Maintenant, nous ajoutons une autre balle dans le jeu, associée à l'augmentation embarassante de la résistance au "nouvel ordre mondial", c'est-à-dire à la mondialisation. Il y a trop de bouleversements, de chômage structurel, de niveaux de vie en permanence réduits, d'impôts pour réduire l'utilisation de combustibles fossiles (qui menacent la mobilité) et d'électricité (qui menacent le logement), etc. Ils sont à l’origine, par exemple, des gilets jaunes, apparus par surprise mais dont la persistance doit être prise comme un avertissement. Le message, ce sont les gens avant les idées. Les mouvements d'identité culturelle et la rupture de la vision européenne illustrée par la Pologne, la Hongrie et l’Italie (le BREXIT ferait également partie de cette catégorie, même si le résultat reste très incertain), ainsi que l’accroissement des populismes dans d’autres pays tels que le Brésil et les États-Unis commencent à bouleverser le commerce mondial, essentiellement à cause de l'incertitude.
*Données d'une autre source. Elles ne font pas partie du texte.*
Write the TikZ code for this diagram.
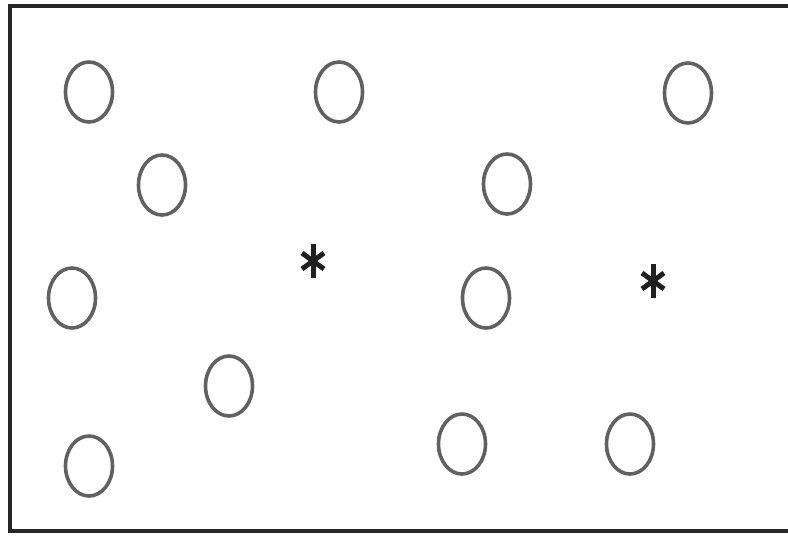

Conclusion: les prévisions concernant le pic des prix estivaux aux États-Unis ont changé ces derniers jours car, pour la première fois depuis novembre 2018, il semble qu'on ne dépassera pas les 80 $ / cwt carcasse (1,54 € / kg). Ce qui reste dans la structure des prix s'apparente davantage à l'augmentation saisonnière normale pour l'été, qui, comme un mirage, recule lentement alors qu'on s'en approche. Les prévisions de prix à terme aux États-Unis ne laissent pas à penser à des gains exceptionnels à l'exportation découlant d'une forte augmentation des ventes à la Chine à un moment quelconque cette année. J'espère que je me trompe. Peut-être l’année prochaine, mais de nombreuses nouvelles balles à jongler doivent encore être lancées.